For many decades, there has been no such thing as a discrete or separate "Maori" ethnic group.

Prior to the passage of the Electoral Amendment Act 1975, the legal definition of “Maori” for electoral purposes was “a person of the Maori race of New Zealand or a half-caste descendent thereof.”

After panicked complaints from its Maori MPs that soon nobody would be eligible for the Maori Roll, the then-Labour Government changed the second half of this definition to read “or any descendent of such a person.”

Under current electoral law, New Zealanders of Anglo-Maori descent can determine once every electoral cycle whether they wish to be on the Maori Roll or the General Roll. We thus have a legal definition of “Maori” that defies definition in the Courts because it is based solely on an individual’s periodic decision to identify as “Maori.”

All so-called “Maori” alive today are in fact of mixed Anglo-Maori descent. It would be virtually impossible to find a “Maori” who doesn’t possess more of the blood of the colonisers than that of the colonised.

"Maori" is thus today not a definable ethnic group, but an artificial creation of statute and a cultural identity sold to its part-Maori adherents by "entrepreneurs of ethnicity," and adopted for the psychic rewards of belonging to a supposedly "oppressed" people.
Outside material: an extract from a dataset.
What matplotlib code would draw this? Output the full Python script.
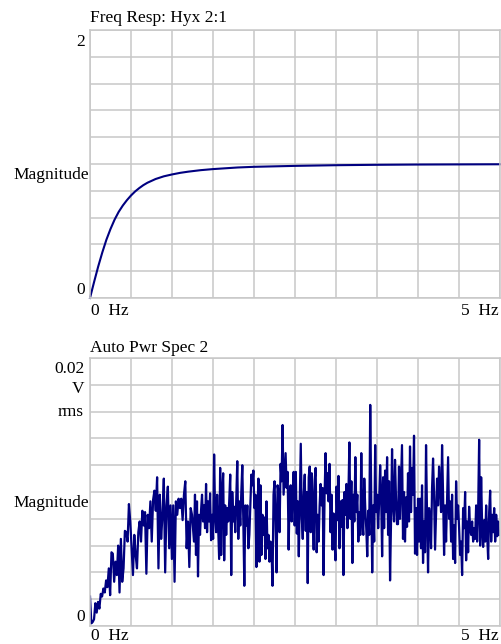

Writing in 1972, historian Joan Metge offers a compelling explanation as to why a subset of New Zealanders today might continue see themselves as “Maori:” "New Zealanders, both Maori and Pakeha, tend to identify others as 'Maori' if they 'look Maori,' that is if they have brown skin and Polynesian features."

Since the Maori phenotype tends to predominate as a determinant of appearance, those who are considerably less than half-Maori are often identified by others as "Maori" whether they like it or not.

We can theorise a strong likelihood that such individuals are likely to compensate for this psychic wound by aggressively embracing a collective "Maori" identity and seeking utu from the majority culture they feel shut out of.

Maori Party MP, Tariana Turia is a classic example. She never knew her father, a US Marine who fathered Tariana on her Maori mother during World War II, then disappeared into obscurity.

When Tariana Turia refers to European New Zealanders as "tauiwi" or "visitors" [with the unspoken connotation they are unwelcome and should leave}, she is actually referring to her own absent father, the ultimate "visitor": he came, saw, conquered ... and left.

This woman doesn't need a seat in Parliament to play out her issues with Father on the national stage -- but a comfortable couch in a psychologist's office -- for as long as it takes her to get well.